Ants may provide cellulosic solution

By Craig A. Johnson | October 06, 2009
Report posted on Nov. 5, 2009, at 4:25 p.m. CST

At the Great Lakes Bioenergy Research Center in Madison, Wis., researchers are looking to leafcutter ants for new enzymatic processes that will further progress efforts to commercialize cellulosic ethanol. Leafcutter ants, which are found in tropical climates and live in enormous colonies that can number in the millions, have evolved several features over time that make their particular cocktail of enzymes attractive to researchers.

"Our lab is an evolution and ecology lab, and we're very interested in natural systems that take advantage of lignocellulolytic biomass and use microbes to break down [cellulosic] feedstocks," said Garret Suen, a post doctoral research fellow at the GLBRC. "If we go to a system that is specialized to produce exactly what it is we're looking for, we may find something of use."

Converting plant cell walls into simple sugars, the basic premise for cellulosic ethanol, is a major challenge for scientists. Leafcutter ants, which tend massive fungal gardens of their decaying byproducts, may present a worthwhile solution.
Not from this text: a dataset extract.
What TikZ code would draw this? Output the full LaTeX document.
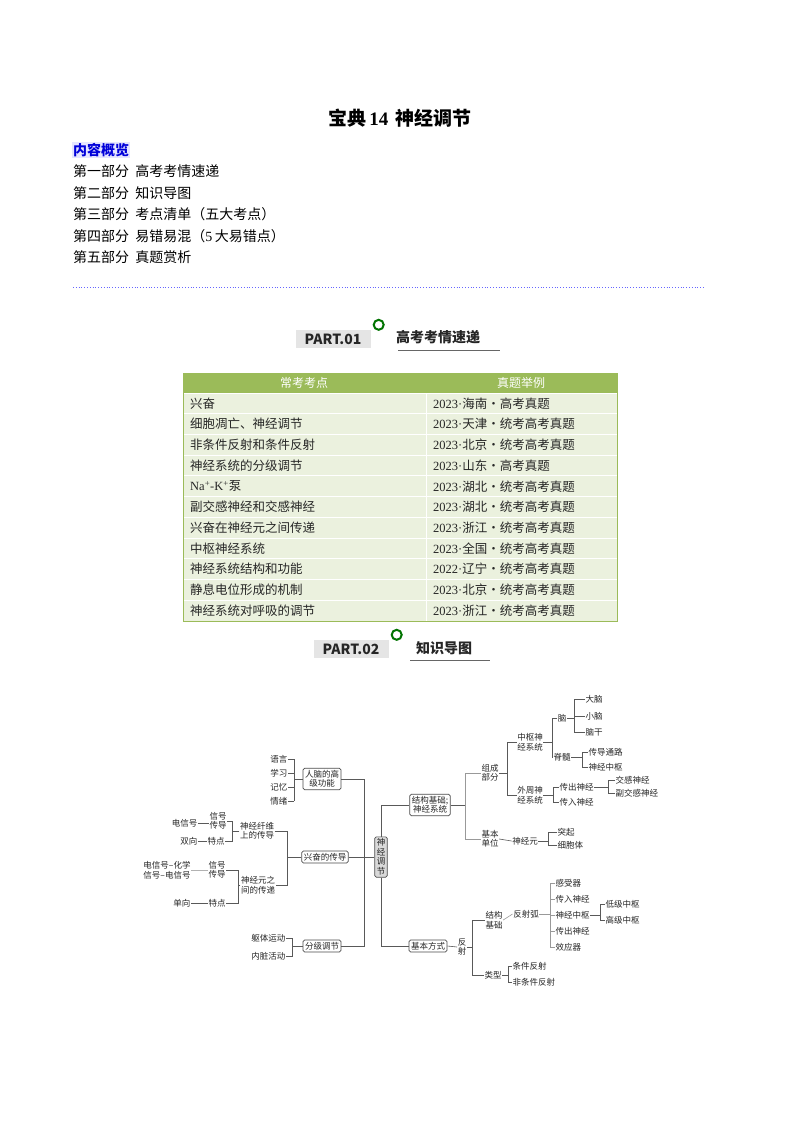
\documentclass[tikz,border=0pt]{standalone}
\usepackage{fontspec}
\setmainfont{Noto Sans CJK SC}
\newfontfamily\serifnum{Liberation Serif}
\definecolor{hdr}{HTML}{9BBB59}
\definecolor{rowc}{HTML}{EBF1DE}
\newcommand{\yr}[2]{{\serifnum #1·}#2}
\begin{document}
\begin{tikzpicture}[x=1pt,y=-1pt,
  mt/.style={font=\fontsize{8.5}{9.5}\selectfont,inner sep=0.5pt,align=center,text=black!85},
  bx/.style={mt,draw=black!70,rounded corners=1.5pt,inner sep=2pt,line width=0.7pt},
  ln/.style={draw=black!65,line width=0.6pt},
  body/.style={font=\fontsize{14}{16}\selectfont,anchor=west,inner sep=0},
  cell/.style={font=\fontsize{12.5}{14}\selectfont,anchor=west,inner sep=0,text=black!85}]
\useasboundingbox (0,0) rectangle (800,1132);
\fill[white] (0,0) rectangle (800,1132);
% title
\node[font=\fontsize{19}{22}\selectfont\bfseries] (title) at (400,118) {宝典\,{\serifnum\bfseries 14}\, 神经调节};
\node[body,fill=blue!10,text=blue!85!black,font=\fontsize{14}{16}\selectfont\bfseries,inner sep=1pt] (gl) at (72,150) {内容概览};
\node[body] (p1) at (73,171) {第一部分\ \ 高考考情速递};
\node[body] (p2) at (73,193) {第二部分\ \ 知识导图};
\node[body] (p3) at (73,214) {第三部分\ \ 考点清单（五大考点）};
\node[body] (p4) at (73,236) {第四部分\ \ 易错易混（{\serifnum 5}\,大易错点）};
\node[body] (p5) at (73,257) {第五部分\ \ 真题赏析};
\draw[blue!60,dotted,line width=0.8pt] (73,287) -- (705,287);
% PART.01
\node[fill=black!10,font=\fontsize{14}{16}\selectfont\bfseries,text=black!85,minimum width=75,minimum height=18,inner sep=0] (pa1) at (333,339) {PART.01};
\draw[green!45!black,line width=2pt] (pa1.north east)++(8,-5) circle (5);
\node[font=\fontsize{14}{16}\selectfont\bfseries,text=black!85] (h1) at (438,337) {高考考情速递};
\draw[black!60,line width=0.8pt] (398,350) -- (500,350);
% table
\fill[hdr] (183,373) rectangle (617,393);
\node[font=\fontsize{12}{14}\selectfont,text=white] (th1) at (304,383) {常考考点};
\node[font=\fontsize{12}{14}\selectfont,text=white] (th2) at (521,383) {真题举例};
\foreach \a/\b [count=\i from 0] in {
 兴奋/{\yr{2023}{海南·高考真题}},
 细胞凋亡、神经调节/{\yr{2023}{天津·统考高考真题}},
 非条件反射和条件反射/{\yr{2023}{北京·统考高考真题}},
 神经系统的分级调节/{\yr{2023}{山东·高考真题}},
 {{\serifnum Na\textsuperscript{+}-K\textsuperscript{+}}泵}/{\yr{2023}{湖北·统考高考真题}},
 副交感神经和交感神经/{\yr{2023}{湖北·统考高考真题}},
 兴奋在神经元之间传递/{\yr{2023}{浙江·统考高考真题}},
 中枢神经系统/{\yr{2023}{全国·统考高考真题}},
 神经系统结构和功能/{\yr{2022}{辽宁·统考高考真题}},
 静息电位形成的机制/{\yr{2023}{北京·统考高考真题}},
 神经系统对呼吸的调节/{\yr{2023}{浙江·统考高考真题}}} {
  \pgfmathsetmacro\ya{393+20.73*\i}
  \pgfmathsetmacro\yb{393+20.73*(\i+1)}
  \pgfmathsetmacro\yc{393+20.73*(\i+0.5)}
  \fill[rowc,draw=white,line width=1pt] (183,\ya) rectangle (426,\yb);
  \fill[rowc,draw=white,line width=1pt] (426,\ya) rectangle (617,\yb);
  \node[cell] (ca\i) at (190,\yc) {\a};
  \node[cell] (cb\i) at (433,\yc) {\b};
}
\draw[hdr,line width=1pt] (183,373) rectangle (617,621);
% PART.02
\node[fill=black!10,font=\fontsize{14}{16}\selectfont\bfseries,text=black!85,minimum width=75,minimum height=18,inner sep=0] (pa2) at (351,649) {PART.02};
\draw[green!45!black,line width=2pt] (pa2.north east)++(8,-5) circle (5);
\node[font=\fontsize{14}{16}\selectfont\bfseries,text=black!85] (h2) at (444,648) {知识导图};
\draw[black!60,line width=0.8pt] (410,660) -- (490,660);

% ===== mind map =====
\node[bx,fill=black!15] (ct) at (381,857) {神\\经\\调\\节};
\node[bx] (hn) at (322,779) {人脑的高\\级功能};
\node[bx] (xf) at (325,857) {兴奋的传导};
\node[bx] (fj) at (322,946) {分级调节};
\node[bx] (jg) at (430,805) {结构基础;\\神经系统};
\node[bx] (jb) at (428,946) {基本方式};
\coordinate (s1) at (364,0);
\draw[ln] (hn.east) -- (hn.east -| s1) |- (fj.east);
\draw[ln] (xf.east) -- (ct.west);
\draw[ln] (ct.north) |- (jg.west);
\draw[ln] (ct.south) |- (jb.west);
% left: hn
\node[mt,anchor=east] (yy) at (288,759) {语言};
\node[mt,anchor=east] (xx) at (288,773) {学习};
\node[mt,anchor=east] (jy) at (288,787) {记忆};
\node[mt,anchor=east] (qx) at (288,801) {情绪};
\coordinate (b1) at (294,0);
\draw[ln] (hn.west) -- (hn.west -| b1);
\foreach \c in {yy,xx,jy,qx} \draw[ln] (\c.east) -- (\c.east -| b1);
\draw[ln] (b1 |- yy.east) -- (b1 |- qx.east);
% xf
\node[mt] (sj1) at (257,831) {神经纤维\\上的传导};
\node[mt] (sj2) at (258,885) {神经元之\\间的传递};
\coordinate (b2) at (287,0);
\draw[ln] (xf.west) -- (xf.west -| b2);
\draw[ln] (sj1.east) -- (sj1.east -| b2) -- (b2 |- sj2.east) -- (sj2.east);
\node[mt] (xh1) at (218,821) {信号\\传导};
\node[mt] (td1) at (216,841) {特点};
\coordinate (b3) at (232,0);
\draw[ln] (xh1.east) -- (xh1.east -| b3) -- (b3 |- td1.east) -- (td1.east);
\draw[ln] (sj1.west) -- (sj1.west -| b3);
\node[mt,anchor=east] (dx) at (198,823) {电信号};
\draw[ln] (dx.east) -- (xh1.west |- dx.east);
\node[mt,anchor=east] (sx) at (198,841) {双向};
\draw[ln] (sx.east) -- (td1.west);
\node[mt] (xh2) at (217,870) {信号\\传导};
\node[mt] (td2) at (217,903) {特点};
\coordinate (b4) at (238,0);
\draw[ln] (xh2.east) -- (xh2.east -| b4) -- (b4 |- td2.east) -- (td2.east);
\draw[ln] (sj2.west) -- (sj2.west -| b4);
\node[mt] (ds) at (167,870) {电信号–化学\\信号–电信号};
\draw[ln,black!30] (ds.east) -- (xh2.west);
\node[mt,anchor=east] (dy) at (191,903) {单向};
\draw[ln] (dy.east) -- (td2.west);
% fj
\node[mt,anchor=east] (qt) at (286,938) {躯体运动};
\node[mt,anchor=east] (nz) at (286,956) {内脏活动};
\coordinate (b5) at (292,0);
\draw[ln] (fj.west) -- (fj.west -| b5);
\draw[ln] (qt.east) -- (qt.east -| b5) -- (b5 |- nz.east) -- (nz.east);
% right: jg
\node[mt] (zc) at (490,773) {组成\\部分};
\node[mt] (jd) at (490,839) {基本\\单位};
\coordinate (b6) at (465,0);
\draw[ln] (jg.east) -- (jg.east -| b6);
\draw[ln,black!40] (zc.west) -- (zc.west -| b6) -- (b6 |- jd.west) -- (jd.west);
\node[mt] (zs) at (530,742) {中枢神\\经系统};
\node[mt] (wz) at (530,795) {外周神\\经系统};
\coordinate (b7) at (507,0);
\draw[ln] (zc.east) -- (zc.east -| b7);
\draw[ln] (zs.west) -- (zs.west -| b7) -- (b7 |- wz.west) -- (wz.west);
\node[mt] (nao) at (562,718) {脑};
\node[mt] (js) at (562,757) {脊髓};
\coordinate (b8) at (552,0);
\draw[ln] (zs.east) -- (zs.east -| b8);
\draw[ln] (nao.west) -- (nao.west -| b8) -- (b8 |- js.west) -- (js.west);
\node[mt,anchor=west] (dn) at (585,699) {大脑};
\node[mt,anchor=west] (xn) at (585,716) {小脑};
\node[mt,anchor=west] (ng) at (585,732) {脑干};
\coordinate (b9) at (574,0);
\draw[ln] (nao.east) -- (nao.east -| b9);
\draw[ln] (dn.west) -- (dn.west -| b9) -- (b9 |- ng.west) -- (ng.west);
\draw[ln] (xn.west) -- (xn.west -| b9);
\node[mt,anchor=west] (cd) at (588,752) {传导通路};
\node[mt,anchor=west] (sz) at (588,767) {神经中枢};
\coordinate (b10) at (582,0);
\draw[ln] (js.east) -- (js.east -| b10);
\draw[ln] (cd.west) -- (cd.west -| b10) -- (b10 |- sz.west) -- (sz.west);
\node[mt,anchor=west] (cc) at (559,787) {传出神经};
\node[mt,anchor=west] (cr) at (559,802) {传入神经};
\coordinate (b11) at (553,0);
\draw[ln] (wz.east) -- (wz.east -| b11);
\draw[ln] (cc.west) -- (cc.west -| b11) -- (b11 |- cr.west) -- (cr.west);
\node[mt,anchor=west] (jgs) at (615,780) {交感神经};
\node[mt,anchor=west] (fjg) at (615,793) {副交感神经};
\coordinate (b12) at (608,0);
\draw[ln] (cc.east) -- (cc.east -| b12);
\draw[ln] (jgs.west) -- (jgs.west -| b12) -- (b12 |- fjg.west) -- (fjg.west);
\node[mt] (sjy) at (525,841) {神经元};
\draw[ln] (jd.east) -- (sjy.west);
\node[mt,anchor=west] (tq) at (557,832) {突起};
\node[mt,anchor=west] (xbt) at (557,845) {细胞体};
\coordinate (b13) at (548,0);
\draw[ln] (sjy.east) -- (sjy.east -| b13);
\draw[ln] (tq.west) -- (tq.west -| b13) -- (b13 |- xbt.west) -- (xbt.west);
% jb
\node[mt] (fs) at (462,947) {反\\射};
\draw[ln] (jb.east) -- (fs.west);
\node[mt] (jgjc) at (494,920) {结构\\基础};
\node[mt] (lx) at (493,975) {类型};
\coordinate (b14) at (472,0);
\draw[ln] (fs.east) -- (fs.east -| b14);
\draw[ln] (jgjc.west) -- (jgjc.west -| b14) -- (b14 |- lx.west) -- (lx.west);
\node[mt] (fsh) at (526,914) {反射弧};
\draw[ln,black!40] (jgjc.east) -- (fsh.west);
\node[mt,anchor=west] (gsq) at (555,883) {感受器};
\node[mt,anchor=west] (crs) at (555,899) {传入神经};
\node[mt,anchor=west] (sjz) at (555,915) {神经中枢};
\node[mt,anchor=west] (ccs) at (555,931) {传出神经};
\node[mt,anchor=west] (xyq) at (555,947) {效应器};
\coordinate (b15) at (550,0);
\draw[ln,black!40] (fsh.east) -- (fsh.east -| b15);
\draw[ln,black!40] (gsq.west) -- (gsq.west -| b15) -- (b15 |- xyq.west) -- (xyq.west);
\foreach \c in {crs,sjz,ccs} \draw[ln,black!40] (\c.west) -- (\c.west -| b15);
\node[mt,anchor=west] (dj) at (605,904) {低级中枢};
\node[mt,anchor=west] (gj) at (605,920) {高级中枢};
\coordinate (b16) at (600,0);
\draw[ln] (sjz.east) -- (sjz.east -| b16);
\draw[ln] (dj.west) -- (dj.west -| b16) -- (b16 |- gj.west) -- (gj.west);
\node[mt,anchor=west] (tj) at (512,966) {条件反射};
\node[mt,anchor=west] (ftj) at (512,982) {非条件反射};
\coordinate (b17) at (508,0);
\draw[ln] (lx.east) -- (lx.east -| b17);
\draw[ln] (tj.west) -- (tj.west -| b17) -- (b17 |- ftj.west) -- (ftj.west);
\end{tikzpicture}
\end{document}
Before receiving a U.S. DOE grant, the GLBRC was already studying the symbiotic relationship between the ants and their fungal gardens. Over 50 million years, the ants and the fungus have evolved to the degree that if the ants were to die, or are removed from the system, the fungus dies as well, and vice versa. "The fungus-growing ant system is obligate, and one of the most complex symbioses that's described in nature," Suen said.

"A mature leaf cutter colony can defoliate a tree overnight," Suen said. With colonies ranging from a few thousand members to several million members, leafcutters are a major pest in the tropics. The ants are especially dangerous for agricultural operations such as orange and papaya plantations. But it is this ability to process huge volumes of biomass that has researchers fascinated.

Traditional corn processing in an ethanol plant involves pre-treating with acid, steam or ammonia to break down the bonds of lignin, hemicellulose and cellulose. After that, a cellulase is added to catalyze the cellulolysis of cellulose. Researchers at the GLBRC are studying multiple enzymes used by the ants in the fungal gardens to craft the perfect cocktail for ethanol production. According to Suen, "That cocktail is probably a mixture of about six or seven enzymes. One is definitely a cellulase that does the majority of the breaking of the beta -1,4 glycocitic link between the glucose and cellulose chain. But, then there are other things such as cellulose-binding modules, a protein which binds the cellulose itself, and then allows the cellulase to do its job."

Using several different enzymes may allow existing ethanol plants to become multi-feedstock facilities--if they can capture the enzymes they need. One difficulty with enzymatic research is that bacteria are exceedingly difficult to grow in a lab. "Right now we can only cultivate about 1 percent of bacteria in the lab," Suen said. The bacteria that are more difficult to cultivate are typically less aggressive bugs in the growing media and are pushed out by stronger bacteria before they can get a foothold. "[And] if there are 10 enzymes involved in a really efficient breakdown of biomass, is it going to be as efficient if we can only get eight of them?" Suen said.

Research at the GLBRC is providing a new look at some very old progress made in the ants' natural communities. With the leafcutter ants, the mixture of enzymes works in balance, but that nuanced formula would be nearly impossible to synthesize in a lab. "There is a renaissance, and researchers are going back to natural communities—an area called natural products. These are novel compounds in that no one has ever seen them before," Suen said.